- What to work on: Write out the material exactly, without any of its pictures.

- Collected data:

## Start

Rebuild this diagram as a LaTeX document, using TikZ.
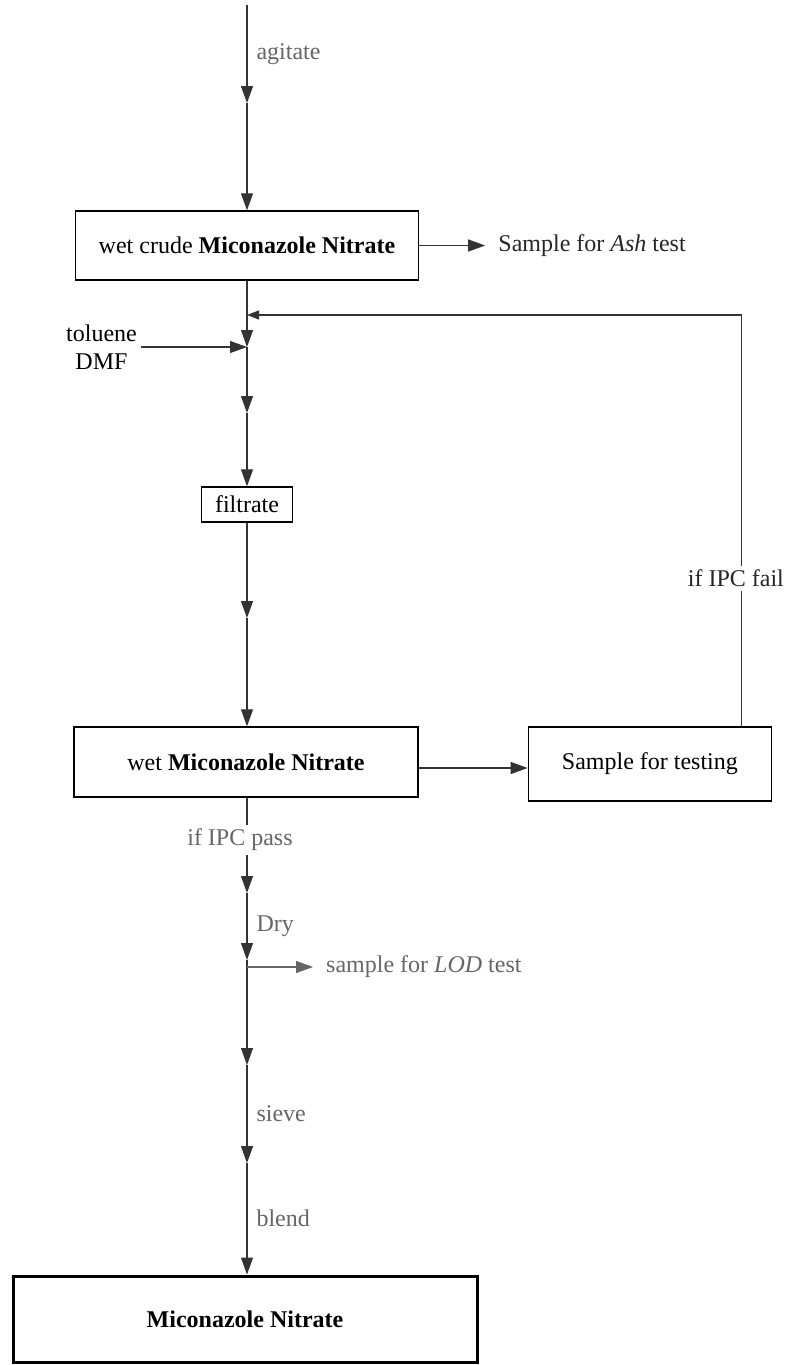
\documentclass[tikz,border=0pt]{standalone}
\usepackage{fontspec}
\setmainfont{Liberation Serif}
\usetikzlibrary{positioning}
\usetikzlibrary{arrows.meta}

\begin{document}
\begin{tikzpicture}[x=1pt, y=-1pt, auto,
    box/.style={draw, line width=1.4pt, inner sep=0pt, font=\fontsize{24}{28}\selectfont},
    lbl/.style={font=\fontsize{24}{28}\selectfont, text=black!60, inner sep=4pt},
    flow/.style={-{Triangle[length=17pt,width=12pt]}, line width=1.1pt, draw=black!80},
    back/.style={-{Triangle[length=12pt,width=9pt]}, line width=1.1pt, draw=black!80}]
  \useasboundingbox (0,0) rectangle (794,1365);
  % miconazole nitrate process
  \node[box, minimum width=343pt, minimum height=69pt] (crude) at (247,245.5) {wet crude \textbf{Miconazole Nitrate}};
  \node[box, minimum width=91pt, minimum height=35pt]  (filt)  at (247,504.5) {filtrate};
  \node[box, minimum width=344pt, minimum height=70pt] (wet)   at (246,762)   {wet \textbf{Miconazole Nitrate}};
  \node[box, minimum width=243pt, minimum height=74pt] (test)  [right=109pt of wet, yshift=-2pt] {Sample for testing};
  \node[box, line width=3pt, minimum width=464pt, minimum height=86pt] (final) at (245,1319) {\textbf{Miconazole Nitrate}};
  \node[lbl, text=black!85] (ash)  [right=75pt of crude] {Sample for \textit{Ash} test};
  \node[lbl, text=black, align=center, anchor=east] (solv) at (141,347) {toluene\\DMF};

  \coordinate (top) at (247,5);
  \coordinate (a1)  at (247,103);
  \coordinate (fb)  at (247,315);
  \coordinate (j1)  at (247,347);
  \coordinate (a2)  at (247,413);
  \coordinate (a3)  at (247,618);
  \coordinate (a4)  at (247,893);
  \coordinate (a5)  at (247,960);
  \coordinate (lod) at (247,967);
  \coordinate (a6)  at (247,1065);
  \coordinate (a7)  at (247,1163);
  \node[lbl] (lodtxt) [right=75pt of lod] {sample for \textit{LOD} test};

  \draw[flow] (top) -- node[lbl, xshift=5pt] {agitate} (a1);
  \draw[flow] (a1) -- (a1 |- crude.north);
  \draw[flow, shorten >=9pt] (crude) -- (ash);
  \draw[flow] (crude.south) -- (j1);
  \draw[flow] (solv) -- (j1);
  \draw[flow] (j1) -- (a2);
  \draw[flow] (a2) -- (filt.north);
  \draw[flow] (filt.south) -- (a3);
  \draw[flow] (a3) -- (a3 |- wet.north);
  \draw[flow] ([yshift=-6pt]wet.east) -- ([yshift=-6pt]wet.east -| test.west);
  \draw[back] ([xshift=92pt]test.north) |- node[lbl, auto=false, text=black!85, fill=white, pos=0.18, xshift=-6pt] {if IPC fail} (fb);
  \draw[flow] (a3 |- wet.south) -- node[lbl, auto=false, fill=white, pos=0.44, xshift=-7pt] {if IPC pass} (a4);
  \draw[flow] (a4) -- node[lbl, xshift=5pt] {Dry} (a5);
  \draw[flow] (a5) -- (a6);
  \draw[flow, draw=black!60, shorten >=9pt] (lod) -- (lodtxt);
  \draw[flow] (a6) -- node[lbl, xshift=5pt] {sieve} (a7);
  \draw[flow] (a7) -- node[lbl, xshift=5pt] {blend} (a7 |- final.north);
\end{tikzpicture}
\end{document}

## End

- Task solution:
Rebuild this diagram as a LaTeX document, using TikZ.
\documentclass[tikz,border=0pt]{standalone}
\usepackage{fontspec}
\setmainfont{Liberation Serif}
\usetikzlibrary{positioning}
\usetikzlibrary{arrows.meta}

\begin{document}
\begin{tikzpicture}[x=1pt, y=-1pt, auto,
    box/.style={draw, line width=1.4pt, inner sep=0pt, font=\fontsize{24}{28}\selectfont},
    lbl/.style={font=\fontsize{24}{28}\selectfont, text=black!60, inner sep=4pt},
    flow/.style={-{Triangle[length=17pt,width=12pt]}, line width=1.1pt, draw=black!80},
    back/.style={-{Triangle[length=12pt,width=9pt]}, line width=1.1pt, draw=black!80}]
  \useasboundingbox (0,0) rectangle (794,1365);
  % miconazole nitrate process
  \node[box, minimum width=343pt, minimum height=69pt] (crude) at (247,245.5) {wet crude \textbf{Miconazole Nitrate}};
  \node[box, minimum width=91pt, minimum height=35pt]  (filt)  at (247,504.5) {filtrate};
  \node[box, minimum width=344pt, minimum height=70pt] (wet)   at (246,762)   {wet \textbf{Miconazole Nitrate}};
  \node[box, minimum width=243pt, minimum height=74pt] (test)  [right=109pt of wet, yshift=-2pt] {Sample for testing};
  \node[box, line width=3pt, minimum width=464pt, minimum height=86pt] (final) at (245,1319) {\textbf{Miconazole Nitrate}};
  \node[lbl, text=black!85] (ash)  [right=75pt of crude] {Sample for \textit{Ash} test};
  \node[lbl, text=black, align=center, anchor=east] (solv) at (141,347) {toluene\\DMF};

  \coordinate (top) at (247,5);
  \coordinate (a1)  at (247,103);
  \coordinate (fb)  at (247,315);
  \coordinate (j1)  at (247,347);
  \coordinate (a2)  at (247,413);
  \coordinate (a3)  at (247,618);
  \coordinate (a4)  at (247,893);
  \coordinate (a5)  at (247,960);
  \coordinate (lod) at (247,967);
  \coordinate (a6)  at (247,1065);
  \coordinate (a7)  at (247,1163);
  \node[lbl] (lodtxt) [right=75pt of lod] {sample for \textit{LOD} test};

  \draw[flow] (top) -- node[lbl, xshift=5pt] {agitate} (a1);
  \draw[flow] (a1) -- (a1 |- crude.north);
  \draw[flow, shorten >=9pt] (crude) -- (ash);
  \draw[flow] (crude.south) -- (j1);
  \draw[flow] (solv) -- (j1);
  \draw[flow] (j1) -- (a2);
  \draw[flow] (a2) -- (filt.north);
  \draw[flow] (filt.south) -- (a3);
  \draw[flow] (a3) -- (a3 |- wet.north);
  \draw[flow] ([yshift=-6pt]wet.east) -- ([yshift=-6pt]wet.east -| test.west);
  \draw[back] ([xshift=92pt]test.north) |- node[lbl, auto=false, text=black!85, fill=white, pos=0.18, xshift=-6pt] {if IPC fail} (fb);
  \draw[flow] (a3 |- wet.south) -- node[lbl, auto=false, fill=white, pos=0.44, xshift=-7pt] {if IPC pass} (a4);
  \draw[flow] (a4) -- node[lbl, xshift=5pt] {Dry} (a5);
  \draw[flow] (a5) -- (a6);
  \draw[flow, draw=black!60, shorten >=9pt] (lod) -- (lodtxt);
  \draw[flow] (a6) -- node[lbl, xshift=5pt] {sieve} (a7);
  \draw[flow] (a7) -- node[lbl, xshift=5pt] {blend} (a7 |- final.north);
\end{tikzpicture}
\end{document}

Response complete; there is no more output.